Minneapolis-based attorney Jeff Storms joined civil rights attorney Ben Crump for a press conference with the children's mothers on Monday. 

Storms said the officer's "wrongful detention" of the four children "amounted to a formal arrest", went against the department's own policy and violated the U.S. Constitution. 

He indicated a formal lawsuit has not yet been filed, but said they've gathered "more than sufficient evidence" to back their claims and plan to pursue accountability through "every means necessary." 

Last week, the city released body-worn camera footage of the incident and made several statements supporting the officer's actions during the investigation. 

New details  

The incident began around 9:30 p.m. on Monday, April 11 when police learned the sound of gunfire had been captured on a security camera. 

The camera footage showed four individuals in the area moments before the shots were heard, according to Maplewood Police. 

Police in the area quickly detained four children, who'd been reportedly out walking home after leaving McDonald's. Two of the youngest children initially ran from officers, but later returned to the scene and were detained. 

Three of the children involved are Black and one is Latino, according to Storms. The youngest is 10-years-old, two children are 12-years old and the oldest is 16-years-old. 

Storms says the individuals captured in the surveillance footage are clearly older than the four children detained by officers in connection with the gunfire. 

The clothing descriptions also don't match, Storms said, yet an officer repeatedly told the children they'd been captured on surveillance cameras. 

Body-worn camera footage shows the children repeatedly tell officers they have no weapon and don't know anything about the shots reportedly fired in the area. 

About 20 minutes into their encounter with police, the children are handcuffed and placed into the back of squad cars. 

Storms and Crump both claim officers had no legal basis to handcuff the children because they'd not produced any evidence connecting the children to the gunfire. 
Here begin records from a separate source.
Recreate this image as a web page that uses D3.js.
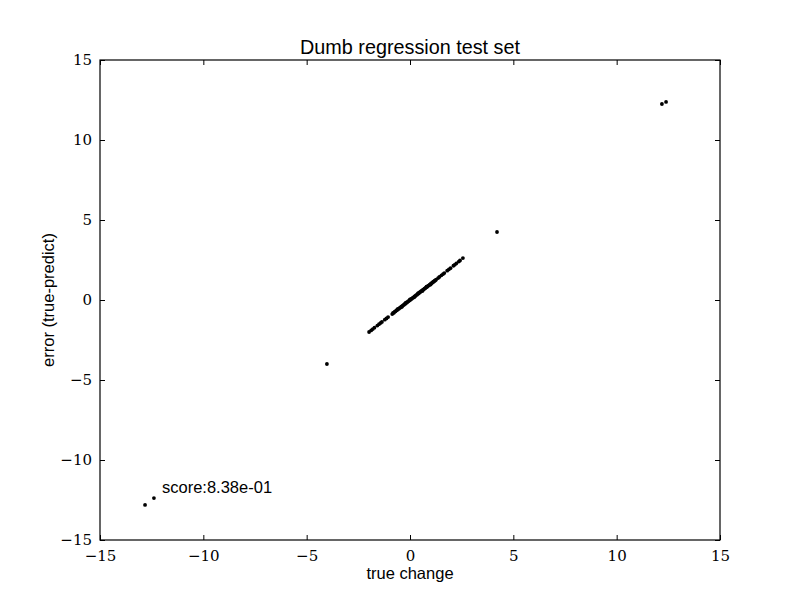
<!DOCTYPE html>
<html>
<head>
<meta charset="utf-8">
<script src="https://cdn.jsdelivr.net/npm/d3@7"></script>
<style>
  body { margin: 0; background: #fff; }
  svg { display: block; }
  .tick text { font-family: "DejaVu Serif", "Liberation Serif", serif; font-size: 15px; fill: #000; }
  .lbl { font-family: "Liberation Sans", Arial, sans-serif; fill: #000; }
</style>
</head>
<body>
<svg id="chart"></svg>
<script>
const width = 800;
const height = 600;
const margin = {top: 60, right: 80, bottom: 60, left: 100};

// true change vs error
const trueChange = [
  -12.82, -12.39, -4.02, 4.21, 12.19, 12.39,
  -1.98, -1.88, -1.80, -1.72, -1.58, -1.50, -1.42, -1.36, -1.22, -1.14, -1.06,
  -0.86, -0.82, -0.78, -0.74, -0.70, -0.66, -0.62, -0.58, -0.54, -0.50, -0.46, -0.42, -0.38, -0.34, -0.30,
  -0.26, -0.22, -0.18, -0.14, -0.10, -0.06, -0.02, 0.02, 0.06, 0.10, 0.14, 0.18, 0.22, 0.26, 0.30,
  0.34, 0.38, 0.42, 0.46, 0.50, 0.54, 0.58, 0.62, 0.66, 0.70, 0.74, 0.78, 0.82, 0.86, 0.90, 0.94,
  0.98, 1.02, 1.06, 1.10, 1.14, 1.18, 1.22, 1.26,
  -0.60, -0.40, -0.20, 0.00, 0.20, 0.40, 0.60, 0.80, 1.00,
  1.36, 1.42, 1.52, 1.60, 1.66, 1.80, 1.88, 1.96, 2.10, 2.16, 2.24, 2.36, 2.42, 2.56
];
const errorVal = [
  -12.81, -12.38, -4.00, 4.25, 12.25, 12.38,
  -2.00, -1.90, -1.82, -1.73, -1.60, -1.51, -1.43, -1.37, -1.23, -1.15, -1.07,
  -0.88, -0.81, -0.80, -0.73, -0.71, -0.65, -0.63, -0.57, -0.55, -0.49, -0.47, -0.41, -0.39, -0.33, -0.31,
  -0.25, -0.23, -0.17, -0.15, -0.09, -0.07, -0.01, 0.01, 0.07, 0.09, 0.15, 0.17, 0.23, 0.25, 0.31,
  0.33, 0.39, 0.41, 0.47, 0.50, 0.55, 0.58, 0.63, 0.66, 0.71, 0.74, 0.79, 0.82, 0.87, 0.90, 0.95,
  0.98, 1.03, 1.06, 1.11, 1.14, 1.19, 1.22, 1.27,
  -0.57, -0.43, -0.17, 0.03, 0.17, 0.43, 0.57, 0.83, 0.97,
  1.37, 1.44, 1.54, 1.62, 1.68, 1.83, 1.91, 1.99, 2.14, 2.20, 2.28, 2.40, 2.47, 2.62
];
const tickValues = [-15, -10, -5, 0, 5, 10, 15];
const scoreText = "score:8.38e-01";
const scorePos = [-12.0, -12.05];

const points = trueChange.map((x, i) => ({x: x, y: errorVal[i]}));

const svg = d3.select('#chart')
    .attr('width', width)
    .attr('height', height);

const x = d3.scaleLinear()
    .domain([-15, 15])
    .range([margin.left, width - margin.right]);
const y = d3.scaleLinear()
    .domain([-15, 15])
    .range([height - margin.bottom, margin.top]);

const fmt = d => (d < 0 ? '\u2212' : '') + Math.abs(d);

// inward ticks on all four sides
svg.append('g')
    .attr('transform', `translate(0,${height - margin.bottom})`)
    .call(d3.axisBottom(x).tickValues(tickValues).tickFormat(fmt).tickSizeInner(-5).tickSizeOuter(0).tickPadding(10))
    .call(g => g.select('.domain').remove());
svg.append('g')
    .attr('transform', `translate(0,${margin.top})`)
    .call(d3.axisTop(x).tickValues(tickValues).tickFormat('').tickSizeInner(-5).tickSizeOuter(0))
    .call(g => g.select('.domain').remove());
svg.append('g')
    .attr('transform', `translate(${margin.left},0)`)
    .call(d3.axisLeft(y).tickValues(tickValues).tickFormat(fmt).tickSizeInner(-5).tickSizeOuter(0).tickPadding(8))
    .call(g => g.select('.domain').remove());
svg.append('g')
    .attr('transform', `translate(${width - margin.right},0)`)
    .call(d3.axisRight(y).tickValues(tickValues).tickFormat('').tickSizeInner(-5).tickSizeOuter(0))
    .call(g => g.select('.domain').remove());

svg.selectAll('.tick line').attr('stroke', '#000').attr('stroke-width', 1);

svg.append('rect')
    .attr('x', margin.left)
    .attr('y', margin.top)
    .attr('width', width - margin.left - margin.right)
    .attr('height', height - margin.top - margin.bottom)
    .attr('fill', 'none')
    .attr('stroke', '#000')
    .attr('stroke-width', 1.2);

svg.append('g')
  .selectAll('circle')
  .data(points)
  .enter()
  .append('circle')
    .attr('cx', d => x(d.x))
    .attr('cy', d => y(d.y))
    .attr('r', 1.9)
    .attr('fill', '#000');

svg.append('text')
    .attr('class', 'lbl')
    .attr('x', x(scorePos[0]))
    .attr('y', y(scorePos[1]))
    .attr('font-size', 16.5)
    .text(scoreText);

svg.append('text')
    .attr('class', 'lbl')
    .attr('x', (margin.left + width - margin.right) / 2)
    .attr('y', 54)
    .attr('text-anchor', 'middle')
    .attr('font-size', 19.8)
    .text('Dumb regression test set');

svg.append('text')
    .attr('class', 'lbl')
    .attr('x', (margin.left + width - margin.right) / 2)
    .attr('y', 579)
    .attr('text-anchor', 'middle')
    .attr('font-size', 16.5)
    .text('true change');

svg.append('text')
    .attr('class', 'lbl')
    .attr('transform', `translate(54,${(margin.top + height - margin.bottom) / 2}) rotate(-90)`)
    .attr('text-anchor', 'middle')
    .attr('font-size', 16.5)
    .text('error (true-predict)');
</script>
</body>
</html>
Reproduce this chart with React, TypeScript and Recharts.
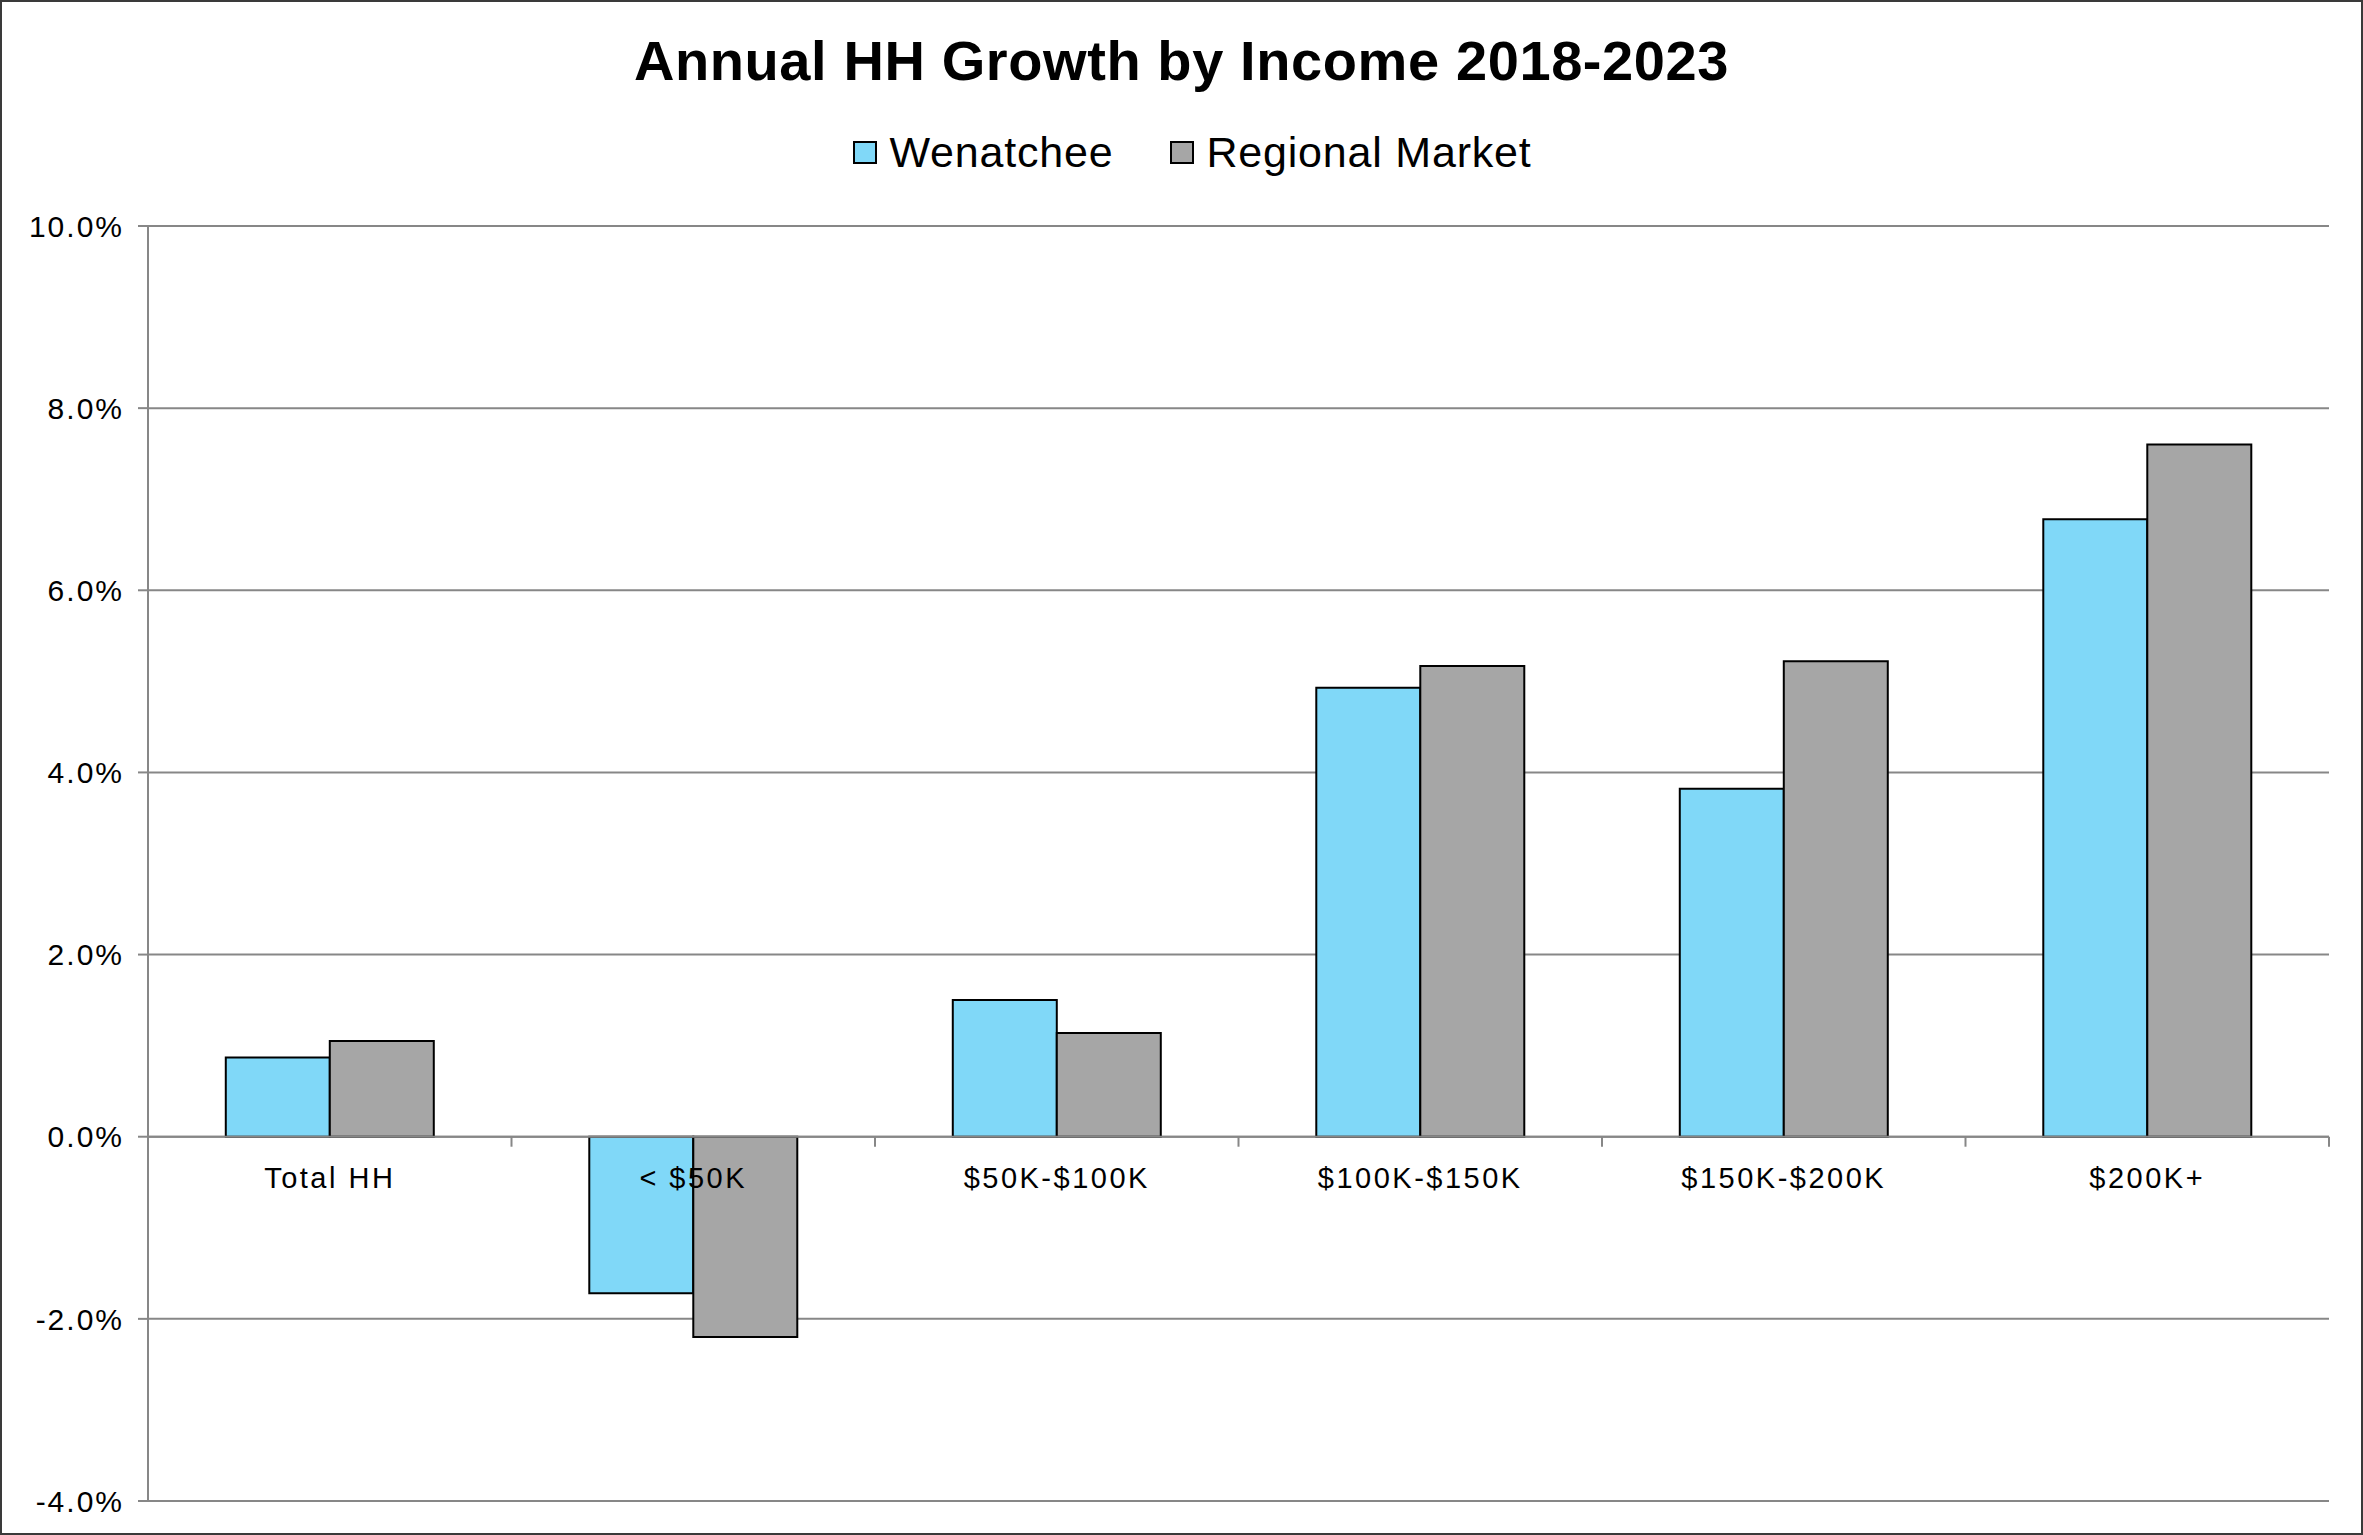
import { Bar, BarChart, CartesianGrid, Legend, ReferenceDot, ReferenceLine, XAxis, YAxis } from "recharts"

const categories = ["Total HH", "< $50K", "$50K-$100K", "$100K-$150K", "$150K-$200K", "$200K+"]
const wenatchee = [0.87, -1.72, 1.5, 4.93, 3.82, 6.78]
const regionalMarket = [1.05, -2.2, 1.14, 5.17, 5.22, 7.6]
const seriesNames = ["Wenatchee", "Regional Market"]
const yTicks = [-4, -2, 0, 2, 4, 6, 8, 10]

const data = categories.map((name, i) => ({
  name,
  wenatchee: wenatchee[i],
  regional: regionalMarket[i],
}))

// band edges 1..n on a hidden numeric axis, for the little ticks under the zero line
const bandEdges = categories.map((_, i) => i + 1)

const FONT = "'Liberation Sans', Arial, Helvetica, sans-serif"
const GRID = "#878787"
const W = 2363
const H = 1535

function CategoryLabel(name: string) {
  return (props: any) => (
    <text
      x={props.cx}
      y={props.cy + 41}
      textAnchor="middle"
      dominantBaseline="central"
      fontSize={29}
      letterSpacing={2.5}
      fill="#000"
      fontFamily={FONT}
    >
      {name}
    </text>
  )
}

function EdgeTick(props: any) {
  return <line x1={props.cx} x2={props.cx} y1={props.cy} y2={props.cy + 10} stroke={GRID} strokeWidth={2} />
}

function LegendContent({ payload }: any) {
  const items = (payload ?? [])
    .filter((p: any) => seriesNames.includes(p.value))
    .sort((a: any, b: any) => seriesNames.indexOf(a.value) - seriesNames.indexOf(b.value))
  return (
    <div style={{ display: "flex", justifyContent: "center", paddingLeft: 22, boxSizing: "border-box", width: "100%" }}>
      {items.map((p: any, i: number) => (
        <div key={p.value} style={{ display: "flex", alignItems: "center", marginLeft: i ? 57 : 0 }}>
          <span style={{ display: "inline-block", width: 20, height: 19, border: "2px solid #000", background: p.color, marginRight: 12 }} />
          <span style={{ fontSize: 43, lineHeight: "43px", color: "#000", letterSpacing: 0.8 }}>{p.value}</span>
        </div>
      ))}
    </div>
  )
}

export default function App() {
  return (
    <div style={{ position: "relative", width: W, height: H, background: "#fff", fontFamily: FONT }}>
      <style>{"body{margin:0}"}</style>
      <div
        style={{
          position: "absolute",
          top: 33,
          left: 0,
          width: W,
          textAlign: "center",
          fontSize: 56,
          lineHeight: "56px",
          fontWeight: "bold",
          color: "#000",
          letterSpacing: 0.6,
        }}
      >
        Annual HH Growth by Income 2018-2023
      </div>
      <BarChart
        width={W}
        height={H}
        data={data}
        margin={{ top: 226, right: 34, bottom: 34, left: 0 }}
        barCategoryGap="21.4%"
        barGap={0}
        style={{ fontFamily: FONT }}
      >
        <CartesianGrid vertical={false} stroke={GRID} strokeWidth={2} />
        <XAxis dataKey="name" hide />
        <XAxis
          xAxisId="edges"
          type="number"
          dataKey={(d: any) => categories.indexOf(d.name)}
          domain={[0, categories.length]}
          allowDataOverflow
          hide
        />
        <YAxis
          domain={[-4, 10]}
          ticks={yTicks}
          interval={0}
          width={148}
          allowDataOverflow
          tickFormatter={(v: number) => `${v.toFixed(1)}%`}
          axisLine={{ stroke: GRID, strokeWidth: 2 }}
          tickLine={{ stroke: GRID, strokeWidth: 2 }}
          tickSize={10}
          tickMargin={14}
          tick={{ fill: "#000", fontSize: 30, letterSpacing: 2 }}
        />
        <Legend
          verticalAlign="top"
          content={LegendContent}
          wrapperStyle={{ top: 131, left: 0, width: W, height: 0 }}
        />
        <ReferenceLine y={0} stroke={GRID} strokeWidth={2} />
        <Bar dataKey="wenatchee" name="Wenatchee" fill="#80D8F8" stroke="#000" strokeWidth={2} isAnimationActive={false} />
        <Bar dataKey="regional" name="Regional Market" fill="#A6A6A6" stroke="#000" strokeWidth={2} isAnimationActive={false} />
        {categories.map((name) => (
          <ReferenceDot key={name} x={name} y={0} shape={CategoryLabel(name)} />
        ))}
        {bandEdges.map((edge) => (
          <ReferenceDot key={edge} xAxisId="edges" x={edge} y={0} shape={EdgeTick} />
        ))}
      </BarChart>
      <div
        style={{
          position: "absolute",
          top: 0,
          left: 0,
          width: W,
          height: H,
          border: "2px solid #3a3a3a",
          boxSizing: "border-box",
          pointerEvents: "none",
        }}
      />
    </div>
  )
}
Approximately 20 minutes later, the children are released after Toshira Garraway, the 16-year-old's mother, arrives on-scene and begins yelling at officers, demanding the children be released. 

During Monday's press conference, Crump called the officer's actions "reprehensible" and said these types of incidents deepen mistrust between police and communities of color. 

Crump has represented a number of families in the Twin Cities in recent civil rights cases involving law enforcement, including the families of George Floyd, Daunte Wright, and Amir Locke following their killings by police.

The city responds 

In a press release Monday, the City of Maplewood said the children  were located by an officer about 200 yards away from the business surveillance camera that recorded the gunfire. 

While questioning the children for about 20 minutes, other officers reviewing the surveillance footage confirmed shots had been fired. 

"That provided further probable cause to handcuff the juveniles on suspicion that a felony crime involving the discharge of a firearm had occurred while additional surveillance review was conducted," the press release states. "Upon reviewing the additional security footage, it was determined that the four detained were not the same as the four individuals on the video." 

The gunfire remains under investigation by the Maplewood Police Department.